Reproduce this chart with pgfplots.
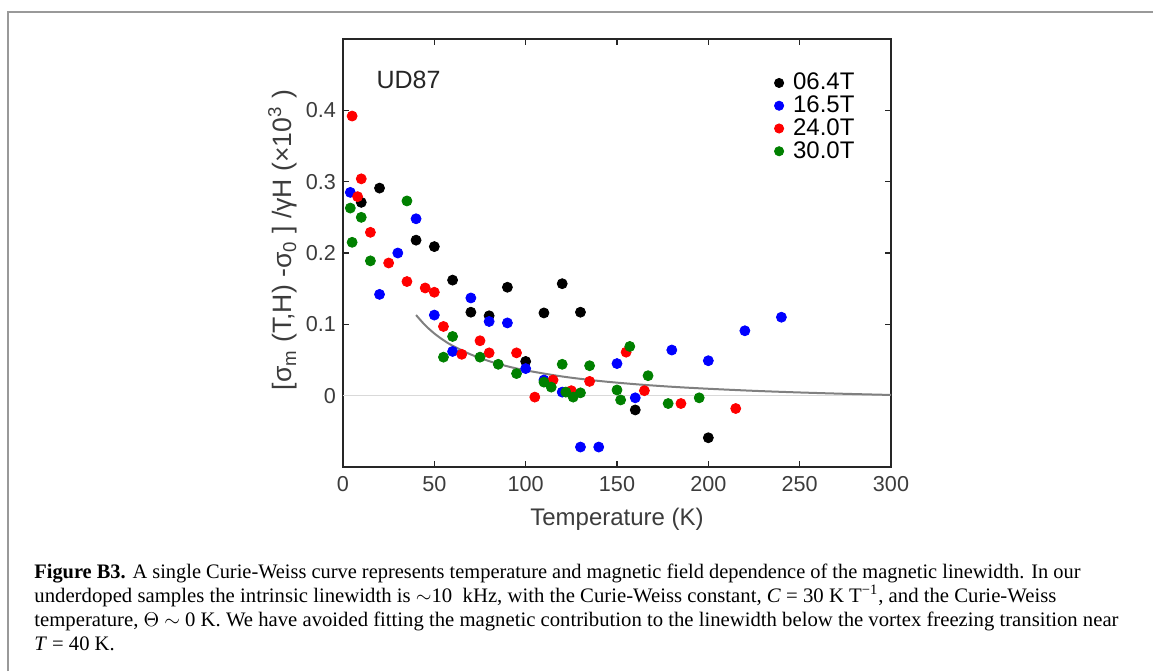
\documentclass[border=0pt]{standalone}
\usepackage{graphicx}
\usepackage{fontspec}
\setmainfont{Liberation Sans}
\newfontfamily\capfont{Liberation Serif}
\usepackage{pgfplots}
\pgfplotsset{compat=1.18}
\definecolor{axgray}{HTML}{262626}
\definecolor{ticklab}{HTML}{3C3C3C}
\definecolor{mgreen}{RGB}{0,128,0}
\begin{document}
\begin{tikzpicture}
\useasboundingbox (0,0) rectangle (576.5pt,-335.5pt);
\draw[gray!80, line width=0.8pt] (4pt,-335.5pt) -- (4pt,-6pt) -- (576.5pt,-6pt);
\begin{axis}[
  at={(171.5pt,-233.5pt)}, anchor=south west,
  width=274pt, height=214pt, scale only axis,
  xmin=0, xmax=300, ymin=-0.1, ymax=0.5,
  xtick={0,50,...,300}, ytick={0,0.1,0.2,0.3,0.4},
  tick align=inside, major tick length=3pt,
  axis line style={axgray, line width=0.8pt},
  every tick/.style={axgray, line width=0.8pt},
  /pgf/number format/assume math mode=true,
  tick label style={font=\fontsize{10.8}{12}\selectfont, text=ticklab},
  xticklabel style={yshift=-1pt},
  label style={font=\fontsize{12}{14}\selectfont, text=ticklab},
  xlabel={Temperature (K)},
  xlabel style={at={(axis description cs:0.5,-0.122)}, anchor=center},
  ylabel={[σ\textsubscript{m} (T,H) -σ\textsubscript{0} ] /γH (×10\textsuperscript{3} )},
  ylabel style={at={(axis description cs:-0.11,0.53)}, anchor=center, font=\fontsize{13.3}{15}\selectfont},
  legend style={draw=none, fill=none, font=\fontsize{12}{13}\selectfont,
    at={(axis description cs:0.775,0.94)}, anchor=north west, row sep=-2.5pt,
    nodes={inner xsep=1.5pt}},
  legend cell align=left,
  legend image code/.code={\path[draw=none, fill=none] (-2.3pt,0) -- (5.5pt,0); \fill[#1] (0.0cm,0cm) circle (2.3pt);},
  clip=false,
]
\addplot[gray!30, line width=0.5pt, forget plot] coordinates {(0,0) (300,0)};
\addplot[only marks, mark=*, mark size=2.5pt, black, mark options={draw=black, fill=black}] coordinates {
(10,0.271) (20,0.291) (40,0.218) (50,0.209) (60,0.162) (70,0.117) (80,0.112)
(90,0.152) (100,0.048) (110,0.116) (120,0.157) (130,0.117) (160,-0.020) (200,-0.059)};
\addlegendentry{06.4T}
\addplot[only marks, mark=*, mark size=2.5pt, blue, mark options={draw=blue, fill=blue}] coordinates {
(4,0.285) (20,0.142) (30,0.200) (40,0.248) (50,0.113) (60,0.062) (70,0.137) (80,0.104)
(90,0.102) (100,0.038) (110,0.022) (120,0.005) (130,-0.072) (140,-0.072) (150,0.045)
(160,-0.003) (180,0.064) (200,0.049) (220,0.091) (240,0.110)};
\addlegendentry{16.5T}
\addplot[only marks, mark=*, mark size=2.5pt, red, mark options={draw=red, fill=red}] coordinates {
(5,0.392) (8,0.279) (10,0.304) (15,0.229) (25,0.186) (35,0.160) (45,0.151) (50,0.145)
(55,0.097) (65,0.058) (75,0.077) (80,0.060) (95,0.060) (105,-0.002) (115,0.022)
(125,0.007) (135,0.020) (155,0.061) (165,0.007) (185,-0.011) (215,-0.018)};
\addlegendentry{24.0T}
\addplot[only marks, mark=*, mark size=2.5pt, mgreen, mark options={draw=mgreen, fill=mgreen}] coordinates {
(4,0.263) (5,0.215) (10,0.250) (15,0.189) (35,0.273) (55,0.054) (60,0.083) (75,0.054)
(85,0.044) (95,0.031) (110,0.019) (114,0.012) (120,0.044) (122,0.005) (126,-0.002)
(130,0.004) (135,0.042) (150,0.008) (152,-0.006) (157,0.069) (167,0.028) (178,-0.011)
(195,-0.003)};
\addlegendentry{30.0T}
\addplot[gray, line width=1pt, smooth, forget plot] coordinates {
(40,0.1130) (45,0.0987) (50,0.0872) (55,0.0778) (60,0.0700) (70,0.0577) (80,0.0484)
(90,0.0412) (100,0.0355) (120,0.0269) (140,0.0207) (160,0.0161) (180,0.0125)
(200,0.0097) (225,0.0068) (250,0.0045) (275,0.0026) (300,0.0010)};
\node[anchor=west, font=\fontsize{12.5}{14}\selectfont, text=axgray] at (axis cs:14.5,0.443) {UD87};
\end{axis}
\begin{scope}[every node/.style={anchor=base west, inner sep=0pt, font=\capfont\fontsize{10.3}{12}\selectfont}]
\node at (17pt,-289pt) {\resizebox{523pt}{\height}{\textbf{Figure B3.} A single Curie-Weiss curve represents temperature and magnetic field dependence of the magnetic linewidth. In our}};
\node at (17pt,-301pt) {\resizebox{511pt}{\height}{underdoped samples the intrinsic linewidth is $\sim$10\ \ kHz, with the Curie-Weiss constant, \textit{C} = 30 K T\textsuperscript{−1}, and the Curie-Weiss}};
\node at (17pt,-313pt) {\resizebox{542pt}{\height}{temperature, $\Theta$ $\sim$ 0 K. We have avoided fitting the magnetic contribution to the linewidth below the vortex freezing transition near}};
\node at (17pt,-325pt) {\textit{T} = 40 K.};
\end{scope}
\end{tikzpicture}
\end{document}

————————

▶ _Exercise_
Quote everything in the listing above exactly; pictures are the only thing to omit.

▶ _Written response_
Reproduce this chart with pgfplots.
\documentclass[border=0pt]{standalone}
\usepackage{graphicx}
\usepackage{fontspec}
\setmainfont{Liberation Sans}
\newfontfamily\capfont{Liberation Serif}
\usepackage{pgfplots}
\pgfplotsset{compat=1.18}
\definecolor{axgray}{HTML}{262626}
\definecolor{ticklab}{HTML}{3C3C3C}
\definecolor{mgreen}{RGB}{0,128,0}
\begin{document}
\begin{tikzpicture}
\useasboundingbox (0,0) rectangle (576.5pt,-335.5pt);
\draw[gray!80, line width=0.8pt] (4pt,-335.5pt) -- (4pt,-6pt) -- (576.5pt,-6pt);
\begin{axis}[
  at={(171.5pt,-233.5pt)}, anchor=south west,
  width=274pt, height=214pt, scale only axis,
  xmin=0, xmax=300, ymin=-0.1, ymax=0.5,
  xtick={0,50,...,300}, ytick={0,0.1,0.2,0.3,0.4},
  tick align=inside, major tick length=3pt,
  axis line style={axgray, line width=0.8pt},
  every tick/.style={axgray, line width=0.8pt},
  /pgf/number format/assume math mode=true,
  tick label style={font=\fontsize{10.8}{12}\selectfont, text=ticklab},
  xticklabel style={yshift=-1pt},
  label style={font=\fontsize{12}{14}\selectfont, text=ticklab},
  xlabel={Temperature (K)},
  xlabel style={at={(axis description cs:0.5,-0.122)}, anchor=center},
  ylabel={[σ\textsubscript{m} (T,H) -σ\textsubscript{0} ] /γH (×10\textsuperscript{3} )},
  ylabel style={at={(axis description cs:-0.11,0.53)}, anchor=center, font=\fontsize{13.3}{15}\selectfont},
  legend style={draw=none, fill=none, font=\fontsize{12}{13}\selectfont,
    at={(axis description cs:0.775,0.94)}, anchor=north west, row sep=-2.5pt,
    nodes={inner xsep=1.5pt}},
  legend cell align=left,
  legend image code/.code={\path[draw=none, fill=none] (-2.3pt,0) -- (5.5pt,0); \fill[#1] (0.0cm,0cm) circle (2.3pt);},
  clip=false,
]
\addplot[gray!30, line width=0.5pt, forget plot] coordinates {(0,0) (300,0)};
\addplot[only marks, mark=*, mark size=2.5pt, black, mark options={draw=black, fill=black}] coordinates {
(10,0.271) (20,0.291) (40,0.218) (50,0.209) (60,0.162) (70,0.117) (80,0.112)
(90,0.152) (100,0.048) (110,0.116) (120,0.157) (130,0.117) (160,-0.020) (200,-0.059)};
\addlegendentry{06.4T}
\addplot[only marks, mark=*, mark size=2.5pt, blue, mark options={draw=blue, fill=blue}] coordinates {
(4,0.285) (20,0.142) (30,0.200) (40,0.248) (50,0.113) (60,0.062) (70,0.137) (80,0.104)
(90,0.102) (100,0.038) (110,0.022) (120,0.005) (130,-0.072) (140,-0.072) (150,0.045)
(160,-0.003) (180,0.064) (200,0.049) (220,0.091) (240,0.110)};
\addlegendentry{16.5T}
\addplot[only marks, mark=*, mark size=2.5pt, red, mark options={draw=red, fill=red}] coordinates {
(5,0.392) (8,0.279) (10,0.304) (15,0.229) (25,0.186) (35,0.160) (45,0.151) (50,0.145)
(55,0.097) (65,0.058) (75,0.077) (80,0.060) (95,0.060) (105,-0.002) (115,0.022)
(125,0.007) (135,0.020) (155,0.061) (165,0.007) (185,-0.011) (215,-0.018)};
\addlegendentry{24.0T}
\addplot[only marks, mark=*, mark size=2.5pt, mgreen, mark options={draw=mgreen, fill=mgreen}] coordinates {
(4,0.263) (5,0.215) (10,0.250) (15,0.189) (35,0.273) (55,0.054) (60,0.083) (75,0.054)
(85,0.044) (95,0.031) (110,0.019) (114,0.012) (120,0.044) (122,0.005) (126,-0.002)
(130,0.004) (135,0.042) (150,0.008) (152,-0.006) (157,0.069) (167,0.028) (178,-0.011)
(195,-0.003)};
\addlegendentry{30.0T}
\addplot[gray, line width=1pt, smooth, forget plot] coordinates {
(40,0.1130) (45,0.0987) (50,0.0872) (55,0.0778) (60,0.0700) (70,0.0577) (80,0.0484)
(90,0.0412) (100,0.0355) (120,0.0269) (140,0.0207) (160,0.0161) (180,0.0125)
(200,0.0097) (225,0.0068) (250,0.0045) (275,0.0026) (300,0.0010)};
\node[anchor=west, font=\fontsize{12.5}{14}\selectfont, text=axgray] at (axis cs:14.5,0.443) {UD87};
\end{axis}
\begin{scope}[every node/.style={anchor=base west, inner sep=0pt, font=\capfont\fontsize{10.3}{12}\selectfont}]
\node at (17pt,-289pt) {\resizebox{523pt}{\height}{\textbf{Figure B3.} A single Curie-Weiss curve represents temperature and magnetic field dependence of the magnetic linewidth. In our}};
\node at (17pt,-301pt) {\resizebox{511pt}{\height}{underdoped samples the intrinsic linewidth is $\sim$10\ \ kHz, with the Curie-Weiss constant, \textit{C} = 30 K T\textsuperscript{−1}, and the Curie-Weiss}};
\node at (17pt,-313pt) {\resizebox{542pt}{\height}{temperature, $\Theta$ $\sim$ 0 K. We have avoided fitting the magnetic contribution to the linewidth below the vortex freezing transition near}};
\node at (17pt,-325pt) {\textit{T} = 40 K.};
\end{scope}
\end{tikzpicture}
\end{document}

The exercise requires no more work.